Maggie Lucas hasn’t been to South Dakota before. Neither has Coach Coquese Washington nor the lions’ share of the Lady Lions.
Aside from the cold weather gear that’s packed, Lucas doesn’t expect No. 12 Penn State’s trip to face South Dakota State to be much different than most other destinations on the Lady Lions’ schedule.
“I pretty much only see the hotel and the gym,” said Lucas with a chuckle. “I pretty much have the same impression of a lot of places.”
Penn State (6-2) hopes its first-ever trip to Brookings, S.D., is a successful one, but Washington doesn’t expect the game against the Jackrabbits to be easy.
South Dakota State is 28-4 at home over the last four seasons, including 4-0 this season. The Jackrabbits (6-4) own an 86-80 home victory against Georgetown, which the Lady Lions defeated 77-68 Sunday.
The Lady Lions struggled with the Jackrabbits last season before pulling out a 60-50 victory at the Bryce Jordan Center.
“They’re a pretty good defensive team,” Washington said. “They do a good job of trying to make you play on the perimeter. They’re used to playing against teams that are bigger than them. … I think we’ve got our work cut out for us to try to establish some inside play, especially early in the game.”
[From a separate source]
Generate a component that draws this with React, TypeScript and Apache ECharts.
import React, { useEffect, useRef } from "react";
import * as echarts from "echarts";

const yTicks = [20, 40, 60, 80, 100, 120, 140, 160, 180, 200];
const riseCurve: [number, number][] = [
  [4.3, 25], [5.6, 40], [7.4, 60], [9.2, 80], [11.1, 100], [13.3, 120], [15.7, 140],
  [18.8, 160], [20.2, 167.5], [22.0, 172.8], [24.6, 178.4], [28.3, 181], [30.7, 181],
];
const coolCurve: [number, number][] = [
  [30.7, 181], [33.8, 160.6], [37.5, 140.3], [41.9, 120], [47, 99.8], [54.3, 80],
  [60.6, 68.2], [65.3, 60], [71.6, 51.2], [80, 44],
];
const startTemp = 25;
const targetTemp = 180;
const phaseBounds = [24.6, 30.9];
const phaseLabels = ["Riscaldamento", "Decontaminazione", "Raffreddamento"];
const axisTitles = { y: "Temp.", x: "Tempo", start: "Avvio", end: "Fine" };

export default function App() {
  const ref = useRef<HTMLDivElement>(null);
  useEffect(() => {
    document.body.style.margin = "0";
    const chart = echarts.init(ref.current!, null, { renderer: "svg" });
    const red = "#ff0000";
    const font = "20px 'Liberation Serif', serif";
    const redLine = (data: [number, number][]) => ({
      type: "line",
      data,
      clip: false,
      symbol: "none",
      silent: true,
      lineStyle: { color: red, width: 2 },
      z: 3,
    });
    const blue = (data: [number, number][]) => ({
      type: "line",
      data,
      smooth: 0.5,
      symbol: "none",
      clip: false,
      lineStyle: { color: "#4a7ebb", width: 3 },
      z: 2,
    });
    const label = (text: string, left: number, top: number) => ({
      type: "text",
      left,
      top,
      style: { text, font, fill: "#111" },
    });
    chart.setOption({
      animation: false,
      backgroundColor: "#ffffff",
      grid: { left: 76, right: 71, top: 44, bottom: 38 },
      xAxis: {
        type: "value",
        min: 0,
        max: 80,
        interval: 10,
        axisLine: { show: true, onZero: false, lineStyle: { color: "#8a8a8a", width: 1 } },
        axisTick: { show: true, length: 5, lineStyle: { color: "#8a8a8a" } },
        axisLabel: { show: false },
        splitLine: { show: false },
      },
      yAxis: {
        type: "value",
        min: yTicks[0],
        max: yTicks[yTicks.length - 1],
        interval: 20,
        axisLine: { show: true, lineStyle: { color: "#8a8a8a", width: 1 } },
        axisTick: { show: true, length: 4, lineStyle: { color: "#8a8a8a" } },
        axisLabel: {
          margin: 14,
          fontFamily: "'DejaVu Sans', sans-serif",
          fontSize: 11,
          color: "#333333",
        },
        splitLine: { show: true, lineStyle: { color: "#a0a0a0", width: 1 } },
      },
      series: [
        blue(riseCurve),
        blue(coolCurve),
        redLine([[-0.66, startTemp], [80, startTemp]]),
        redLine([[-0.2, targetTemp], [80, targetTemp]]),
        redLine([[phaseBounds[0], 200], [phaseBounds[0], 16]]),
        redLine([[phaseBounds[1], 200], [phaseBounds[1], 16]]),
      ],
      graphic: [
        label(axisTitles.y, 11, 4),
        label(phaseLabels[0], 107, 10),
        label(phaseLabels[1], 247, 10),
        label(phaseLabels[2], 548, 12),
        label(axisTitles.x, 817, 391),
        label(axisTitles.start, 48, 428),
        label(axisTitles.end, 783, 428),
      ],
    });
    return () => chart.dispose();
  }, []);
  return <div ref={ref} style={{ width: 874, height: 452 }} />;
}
The Jackrabbits also made it tough on the perimeter in last season’s matchup. Lucas went 2 for 12 and scored nine points, one of only two times the Big Ten Player of the Year was held to single digits last season.
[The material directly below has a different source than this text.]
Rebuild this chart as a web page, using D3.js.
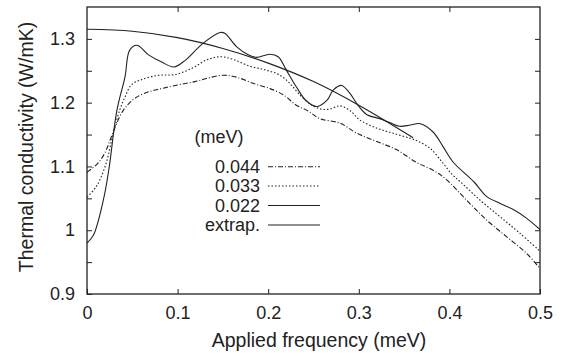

“They face-guarded me,” said Lucas. “That’s pretty much what I see against most teams. It’s a new year. We’ll see how it goes.”
While Penn State’s offense has been erratic at times this season, it’s the Lady Lions’ defense that’s been a mainstay. Top-ranked UConn (44 percent) is the only team to shoot better than 37 percent against Penn State this season. Opponents are making just 34 percent of their shots from the floor.
“We take pride in our defense and trying to hold teams to lesser field goal percentages,” Lucas said. “We definitely have confidence in our defense.”
Washington credits the play of the Lady Lion post players, especially starters Talia East and Tori Waldner, for the good numbers.
“Our post players are doing a pretty good job of being big and contesting shots,” she said. “With Tori and Talia playing tough, they’re doing a very good job of contesting shots around the basket.”
East, tied for the team lead in rebounding (6.8) and second in blocks (9) behind Waldner (11), said the Lady Lions got a jumpstart over the summer with the freshman being on campus for classes and workouts.
“It’s just time and everybody learning where they need to be,” East said. “That was crucial to us being a good defensive team. We’re a good shooting team. On offense even if we struggle, we’re going to get shots up. Defense is what wins championships.”
Washington said the team also has adjusted the way it plays on the perimeter. Last season, the Lady Lions were among the nation’s best, averaging 11.25 steals per game. That number has gone down slightly to 9.9, but Penn State isn’t gambling as often.
“We are doing a better job of keeping the ball in front of us and contesting shots,” Washington said. “Last year we were pretty good at stealing the ball and making people play faster. This year, we’re doing a better job of keeping people in front of us and contesting shots.”
Washington is looking to that defense to blanket South Dakota State, which doesn’t have a player taller than 6-foot-2 on the roster. The Lady Lions held the Jackrabbits to 32 percent shooting last season.
Junior Megan Waytashek leads South Dakota State with a 12.8 scoring average. Washington is wary of the Jackrabbits, especially at the appropriately named Frost Arena. Nebraska, which finished second to the Lady Lions in the Big Ten race, fell 60-55 at Frost Arena last season.
“South Dakota State is very good at home,” Washington said. “In some ways, this is going to be the toughest game we’ve had all year because it’s going to be our second true road game. We’re going into a hostile environment. They draw pretty well and they always seem to knock off a BCS level school every
With a game at Georgetown last Sunday, the South Dakota trip and a home game against No. 24 Texas A&M looming, Washington said the eight-day stretch is huge for her club.
“For our coaching staff, this week stood out as a week that we knew would be a tough week,” said Washington, who also noted her players are readying for final exams. “… We’re going to be challenged both mentally and physically to be focused and give a great effort to finish this week like we started it.”
And for the trip to South Dakota, Washington is looking forward to it.
“I don’t know if it made the bucket list, but we’ll cross it off the list as ‘been there and done that.’”
Lucas on 2,000
As has been her penchant over her career, Maggie Lucas downplays her scoring numbers, even she had to acknowledge just a little the exclusive company she’s in now.
With the 22nd point in her 30-point effort against Georgetown, Lucas became the fifth player in school history to reach 2,000 points.
“It’s great, but it’s not really what I’m focused on right now,” said Lucas on Tuesday. “I’m focused on one game at a time and getting wins. But, it is great to be listed among those players, definitely. I didn’t get
it on my own. I got it with the help from a lot of great players.”